Source data:
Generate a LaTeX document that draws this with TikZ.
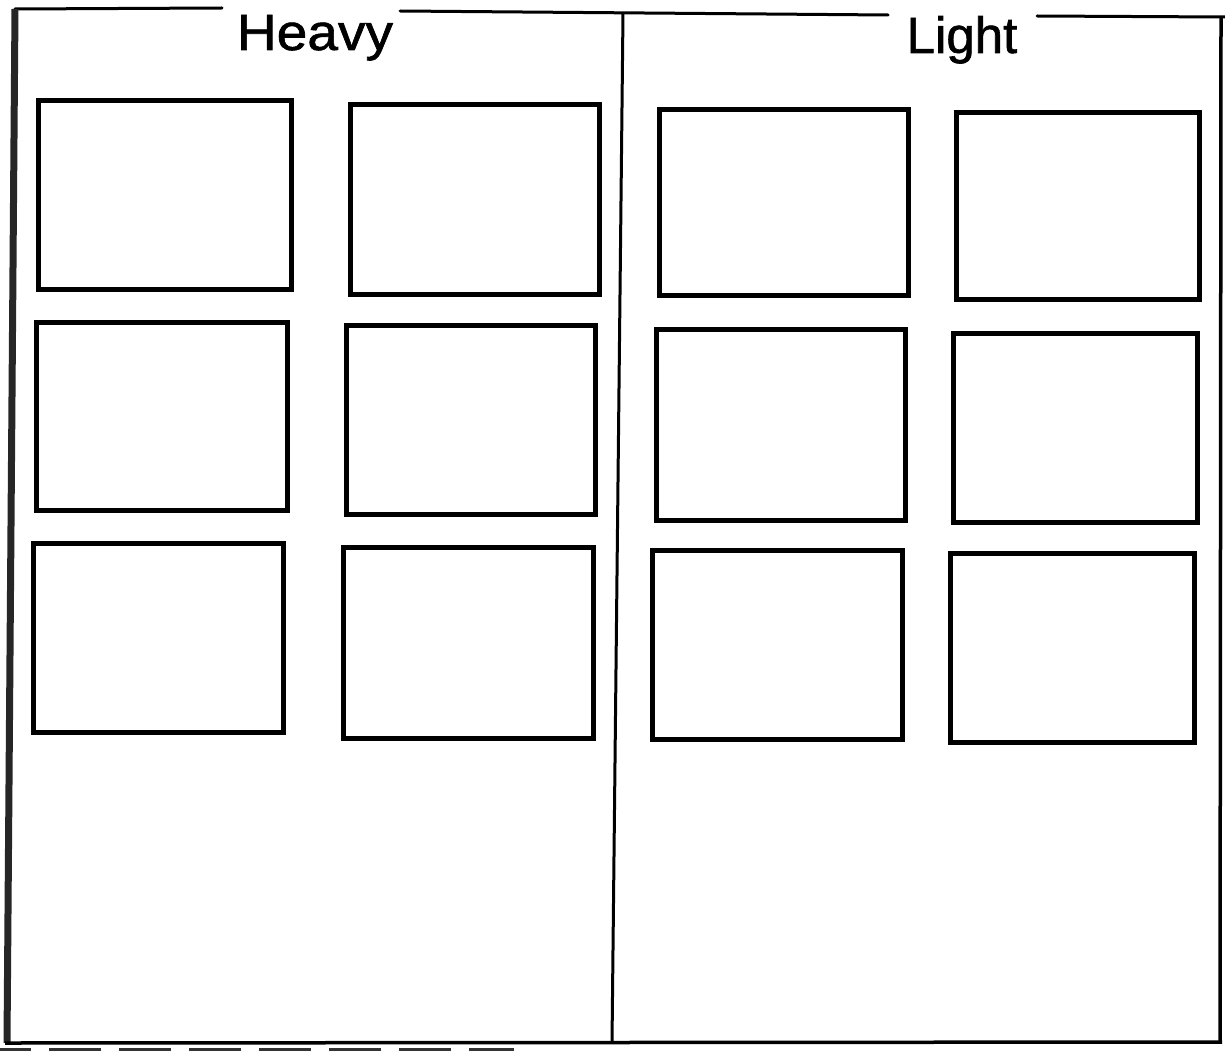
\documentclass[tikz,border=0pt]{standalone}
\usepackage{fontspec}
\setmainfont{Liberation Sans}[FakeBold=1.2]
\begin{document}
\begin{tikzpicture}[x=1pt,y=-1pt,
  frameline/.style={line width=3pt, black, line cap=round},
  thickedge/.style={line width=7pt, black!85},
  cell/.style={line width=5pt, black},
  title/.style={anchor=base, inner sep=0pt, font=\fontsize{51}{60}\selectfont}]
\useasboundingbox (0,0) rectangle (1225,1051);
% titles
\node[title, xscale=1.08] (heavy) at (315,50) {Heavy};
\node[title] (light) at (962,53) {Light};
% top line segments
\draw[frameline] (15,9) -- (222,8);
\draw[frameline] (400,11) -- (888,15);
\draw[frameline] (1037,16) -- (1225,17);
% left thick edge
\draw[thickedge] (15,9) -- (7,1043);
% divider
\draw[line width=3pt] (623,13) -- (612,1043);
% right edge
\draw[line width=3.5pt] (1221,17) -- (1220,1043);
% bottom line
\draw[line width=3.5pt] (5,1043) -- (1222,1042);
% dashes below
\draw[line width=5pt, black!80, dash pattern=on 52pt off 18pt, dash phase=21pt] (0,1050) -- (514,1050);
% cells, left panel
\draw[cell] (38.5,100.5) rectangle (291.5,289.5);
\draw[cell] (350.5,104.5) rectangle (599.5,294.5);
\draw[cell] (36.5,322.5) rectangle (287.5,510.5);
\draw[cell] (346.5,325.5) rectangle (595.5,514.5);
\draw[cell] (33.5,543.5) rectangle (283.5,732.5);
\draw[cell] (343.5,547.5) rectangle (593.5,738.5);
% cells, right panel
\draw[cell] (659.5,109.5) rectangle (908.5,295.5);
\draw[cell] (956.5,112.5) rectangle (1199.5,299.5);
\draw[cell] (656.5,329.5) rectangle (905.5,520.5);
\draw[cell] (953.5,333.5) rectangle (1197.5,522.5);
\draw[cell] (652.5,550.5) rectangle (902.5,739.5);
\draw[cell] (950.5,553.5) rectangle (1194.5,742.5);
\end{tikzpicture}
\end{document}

Work to be completed: Write out the whole listing again, exactly, with no pictures.

Answer to this problem:
Generate a LaTeX document that draws this with TikZ.
\documentclass[tikz,border=0pt]{standalone}
\usepackage{fontspec}
\setmainfont{Liberation Sans}[FakeBold=1.2]
\begin{document}
\begin{tikzpicture}[x=1pt,y=-1pt,
  frameline/.style={line width=3pt, black, line cap=round},
  thickedge/.style={line width=7pt, black!85},
  cell/.style={line width=5pt, black},
  title/.style={anchor=base, inner sep=0pt, font=\fontsize{51}{60}\selectfont}]
\useasboundingbox (0,0) rectangle (1225,1051);
% titles
\node[title, xscale=1.08] (heavy) at (315,50) {Heavy};
\node[title] (light) at (962,53) {Light};
% top line segments
\draw[frameline] (15,9) -- (222,8);
\draw[frameline] (400,11) -- (888,15);
\draw[frameline] (1037,16) -- (1225,17);
% left thick edge
\draw[thickedge] (15,9) -- (7,1043);
% divider
\draw[line width=3pt] (623,13) -- (612,1043);
% right edge
\draw[line width=3.5pt] (1221,17) -- (1220,1043);
% bottom line
\draw[line width=3.5pt] (5,1043) -- (1222,1042);
% dashes below
\draw[line width=5pt, black!80, dash pattern=on 52pt off 18pt, dash phase=21pt] (0,1050) -- (514,1050);
% cells, left panel
\draw[cell] (38.5,100.5) rectangle (291.5,289.5);
\draw[cell] (350.5,104.5) rectangle (599.5,294.5);
\draw[cell] (36.5,322.5) rectangle (287.5,510.5);
\draw[cell] (346.5,325.5) rectangle (595.5,514.5);
\draw[cell] (33.5,543.5) rectangle (283.5,732.5);
\draw[cell] (343.5,547.5) rectangle (593.5,738.5);
% cells, right panel
\draw[cell] (659.5,109.5) rectangle (908.5,295.5);
\draw[cell] (956.5,112.5) rectangle (1199.5,299.5);
\draw[cell] (656.5,329.5) rectangle (905.5,520.5);
\draw[cell] (953.5,333.5) rectangle (1197.5,522.5);
\draw[cell] (652.5,550.5) rectangle (902.5,739.5);
\draw[cell] (950.5,553.5) rectangle (1194.5,742.5);
\end{tikzpicture}
\end{document}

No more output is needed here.